What's going on?
It’s got designs on groceries, delivery and even healthcare – and now banking may be next. According to the Wall Street Journal, Amazon is in talks with banks including JPMorgan Chase to start offering its customers a product similar to a bank account (tweet this).
What does this mean?
While there are likely several reasons for the move, a foray into banking would help Amazon cut down on the fees it currently pays financial firms when processing customer payments. By offering customers an account where they can deposit their paychecks, for example, Amazon could debit that account directly for purchases, cutting out the middleman.
Although nothing official has yet been announced, it seems Amazon is looking to partner up with existing banks, rather than trying to market its own bank accounts… at least for now.
Why should I care?
The bigger picture: Financial upstarts often work alongside existing banks.
As fresh-faced “fintech” firms handle increasing volumes of customer payments and even start accepting deposits, there’s been speculation that traditional retail banks are set to go the way of the floppy disk. But they may not be finished just yet: the heavy burden of regulations faced by banks, long bemoaned by some in the industry, is now helping protect them from many challengers who find the significant hurdles too high to clear alone.
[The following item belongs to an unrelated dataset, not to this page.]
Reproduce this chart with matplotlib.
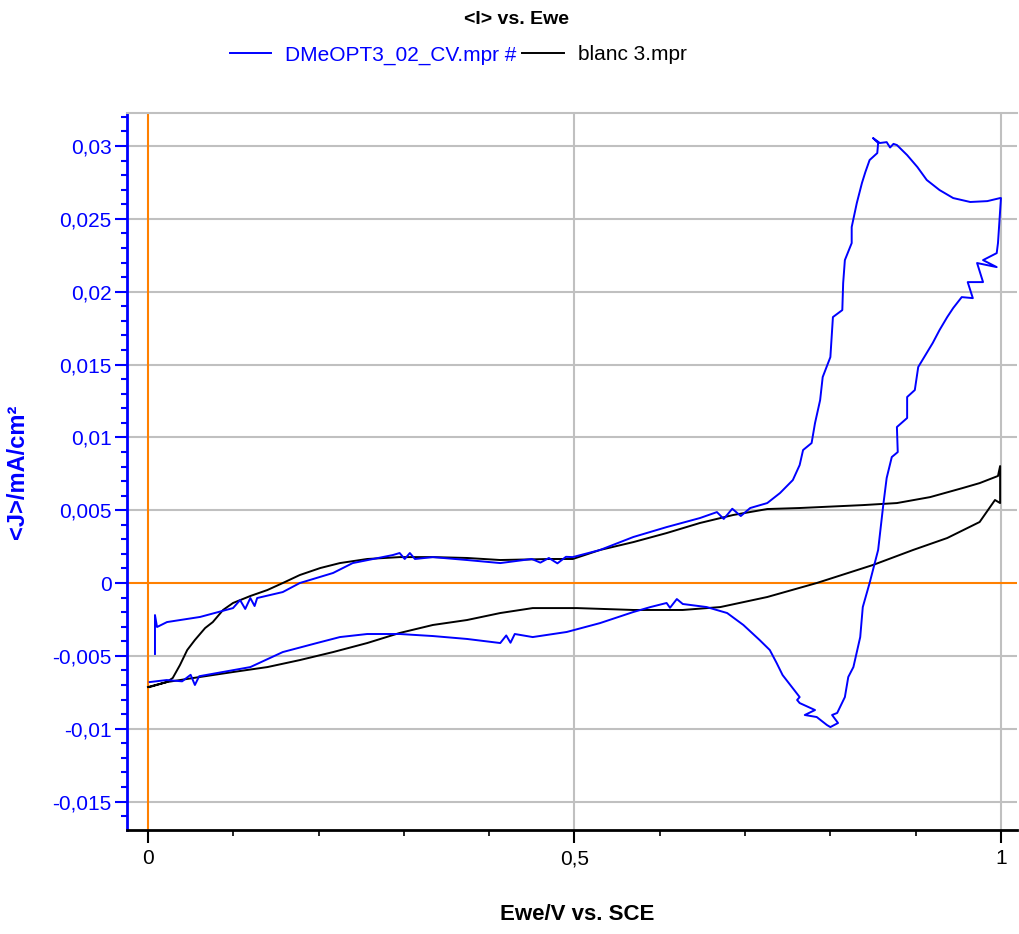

For you personally: Your data is valuable – don’t forget it!
Amazon would just love to link up data from its customers with information from their bank accounts. By doing so, it would be able to suggest highly targeted purchases based on when, where and how you tend to spend your cash. More generally, the forthcoming rollout of new “open banking” rules like Europe’s PSD 2 isn’t just good news for people trying to sell you stuff: it’ll also let you force your bank to share your financial data with firms who can help suggest ways for you to save money.